*DATASET EXTRACT*.
--- start ---

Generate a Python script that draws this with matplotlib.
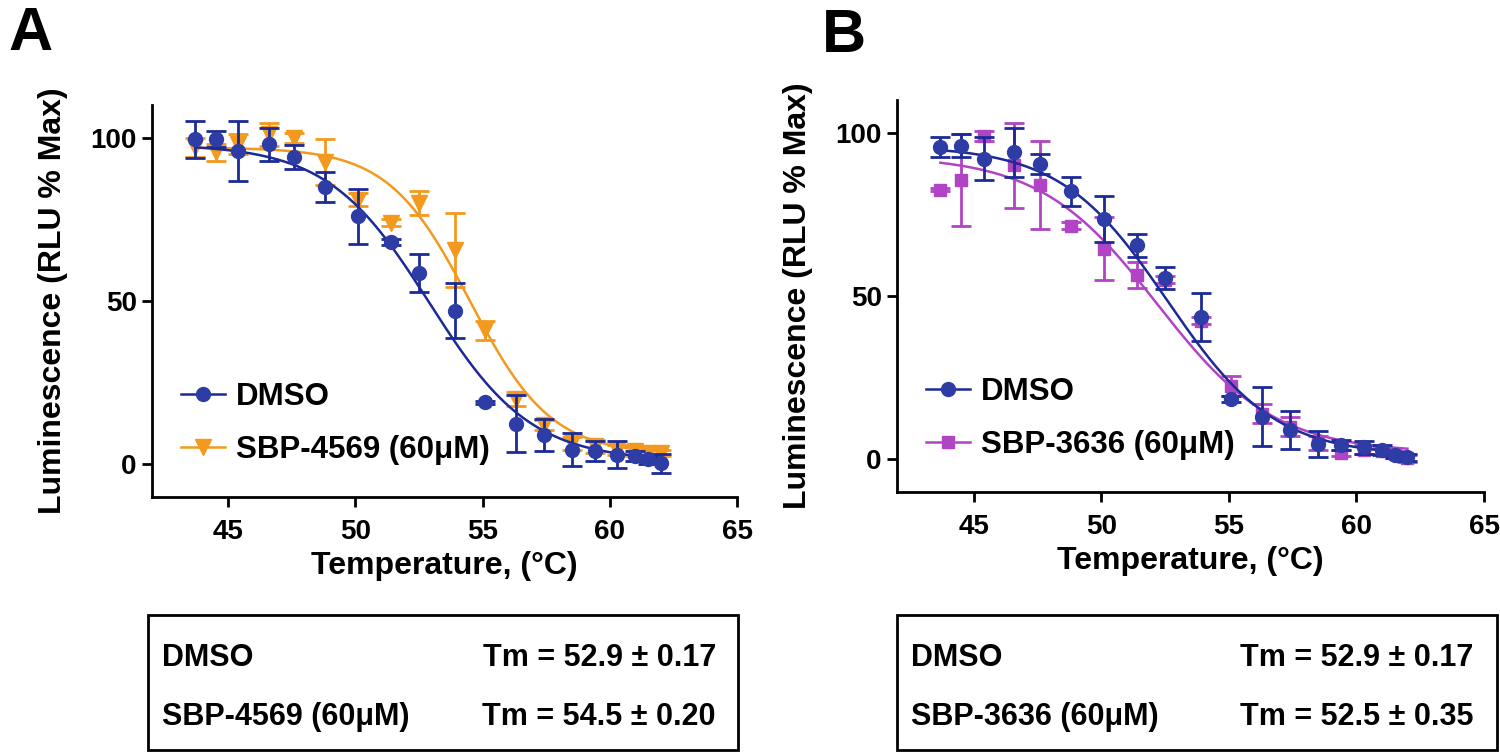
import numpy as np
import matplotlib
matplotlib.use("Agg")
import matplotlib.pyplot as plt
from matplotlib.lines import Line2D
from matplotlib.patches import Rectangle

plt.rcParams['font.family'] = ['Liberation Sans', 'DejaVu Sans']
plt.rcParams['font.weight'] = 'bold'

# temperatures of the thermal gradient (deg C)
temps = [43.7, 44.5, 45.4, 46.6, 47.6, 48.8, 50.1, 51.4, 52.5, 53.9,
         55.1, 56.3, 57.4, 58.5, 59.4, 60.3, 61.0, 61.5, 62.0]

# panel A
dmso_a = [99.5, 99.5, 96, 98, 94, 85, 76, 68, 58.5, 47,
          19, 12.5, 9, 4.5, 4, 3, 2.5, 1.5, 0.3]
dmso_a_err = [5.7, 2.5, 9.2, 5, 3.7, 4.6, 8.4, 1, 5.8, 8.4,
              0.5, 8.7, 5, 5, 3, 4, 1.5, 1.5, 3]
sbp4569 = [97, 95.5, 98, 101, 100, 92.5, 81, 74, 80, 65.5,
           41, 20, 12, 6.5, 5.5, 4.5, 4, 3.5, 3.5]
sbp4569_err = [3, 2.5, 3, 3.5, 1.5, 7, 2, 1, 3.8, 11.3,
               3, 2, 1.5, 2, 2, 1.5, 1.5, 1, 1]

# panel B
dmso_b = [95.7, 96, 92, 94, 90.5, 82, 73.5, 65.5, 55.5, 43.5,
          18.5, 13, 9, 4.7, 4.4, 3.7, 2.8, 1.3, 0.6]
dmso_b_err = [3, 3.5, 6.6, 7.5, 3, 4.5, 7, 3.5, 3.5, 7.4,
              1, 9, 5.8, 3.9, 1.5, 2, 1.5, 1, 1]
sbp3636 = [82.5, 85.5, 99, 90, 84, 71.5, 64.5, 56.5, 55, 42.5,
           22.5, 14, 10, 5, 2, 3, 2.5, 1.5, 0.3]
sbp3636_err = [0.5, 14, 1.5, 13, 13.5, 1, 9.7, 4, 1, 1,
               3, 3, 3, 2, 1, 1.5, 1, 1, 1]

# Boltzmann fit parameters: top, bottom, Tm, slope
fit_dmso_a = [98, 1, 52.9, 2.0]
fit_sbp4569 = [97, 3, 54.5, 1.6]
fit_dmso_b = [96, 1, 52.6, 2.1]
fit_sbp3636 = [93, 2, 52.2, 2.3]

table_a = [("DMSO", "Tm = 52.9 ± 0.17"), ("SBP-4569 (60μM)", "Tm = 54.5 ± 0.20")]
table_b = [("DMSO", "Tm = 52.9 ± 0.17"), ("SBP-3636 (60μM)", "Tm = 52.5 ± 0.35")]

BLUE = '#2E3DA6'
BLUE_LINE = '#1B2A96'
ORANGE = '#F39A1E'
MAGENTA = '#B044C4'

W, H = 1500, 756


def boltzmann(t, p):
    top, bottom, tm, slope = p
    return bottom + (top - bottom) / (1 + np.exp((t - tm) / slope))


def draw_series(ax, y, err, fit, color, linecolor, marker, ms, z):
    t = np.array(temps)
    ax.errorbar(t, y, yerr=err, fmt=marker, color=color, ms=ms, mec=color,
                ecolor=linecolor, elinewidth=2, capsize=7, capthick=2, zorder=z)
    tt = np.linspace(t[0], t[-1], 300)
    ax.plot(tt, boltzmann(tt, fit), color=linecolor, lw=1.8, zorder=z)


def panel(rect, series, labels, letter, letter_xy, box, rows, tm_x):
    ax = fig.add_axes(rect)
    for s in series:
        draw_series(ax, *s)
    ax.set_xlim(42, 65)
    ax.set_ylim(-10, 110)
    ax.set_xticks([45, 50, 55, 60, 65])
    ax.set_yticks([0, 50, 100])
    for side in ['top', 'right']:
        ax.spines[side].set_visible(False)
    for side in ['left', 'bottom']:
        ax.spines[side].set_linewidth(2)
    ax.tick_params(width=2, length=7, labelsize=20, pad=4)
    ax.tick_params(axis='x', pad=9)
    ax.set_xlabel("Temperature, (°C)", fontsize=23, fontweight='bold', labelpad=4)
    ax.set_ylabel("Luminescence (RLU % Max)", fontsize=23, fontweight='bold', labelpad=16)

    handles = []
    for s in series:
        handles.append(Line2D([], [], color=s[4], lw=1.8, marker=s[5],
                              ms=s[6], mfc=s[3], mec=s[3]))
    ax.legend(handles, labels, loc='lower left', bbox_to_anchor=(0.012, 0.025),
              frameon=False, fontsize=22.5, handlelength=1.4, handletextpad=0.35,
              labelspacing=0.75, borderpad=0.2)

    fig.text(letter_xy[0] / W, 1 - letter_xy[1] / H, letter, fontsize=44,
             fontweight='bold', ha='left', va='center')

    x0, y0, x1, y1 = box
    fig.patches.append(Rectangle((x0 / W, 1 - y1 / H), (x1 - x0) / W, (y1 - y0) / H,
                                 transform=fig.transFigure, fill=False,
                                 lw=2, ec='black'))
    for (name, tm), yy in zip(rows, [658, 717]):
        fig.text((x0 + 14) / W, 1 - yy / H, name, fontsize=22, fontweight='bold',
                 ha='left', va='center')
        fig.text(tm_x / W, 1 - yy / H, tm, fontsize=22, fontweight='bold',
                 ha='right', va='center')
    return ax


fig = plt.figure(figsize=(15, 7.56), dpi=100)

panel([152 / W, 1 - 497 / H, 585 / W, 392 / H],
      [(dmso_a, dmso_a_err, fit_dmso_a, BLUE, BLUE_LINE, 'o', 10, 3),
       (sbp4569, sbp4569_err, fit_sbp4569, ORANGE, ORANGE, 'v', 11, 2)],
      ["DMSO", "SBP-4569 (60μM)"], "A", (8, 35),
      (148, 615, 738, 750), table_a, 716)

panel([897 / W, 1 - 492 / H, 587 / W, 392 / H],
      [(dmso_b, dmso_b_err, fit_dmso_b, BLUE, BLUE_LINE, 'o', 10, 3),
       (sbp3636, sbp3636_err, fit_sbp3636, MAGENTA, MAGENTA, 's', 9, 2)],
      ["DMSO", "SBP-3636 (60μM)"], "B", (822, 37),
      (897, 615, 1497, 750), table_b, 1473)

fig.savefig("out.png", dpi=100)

--- end ---

Extract, word for word, each line from the top of the data down to and including the line with "from matplotlib.patches import Rectangle"; skip the pictures.

*RESULT*.
Generate a Python script that draws this with matplotlib.
import numpy as np
import matplotlib
matplotlib.use("Agg")
import matplotlib.pyplot as plt
from matplotlib.lines import Line2D
from matplotlib.patches import Rectangle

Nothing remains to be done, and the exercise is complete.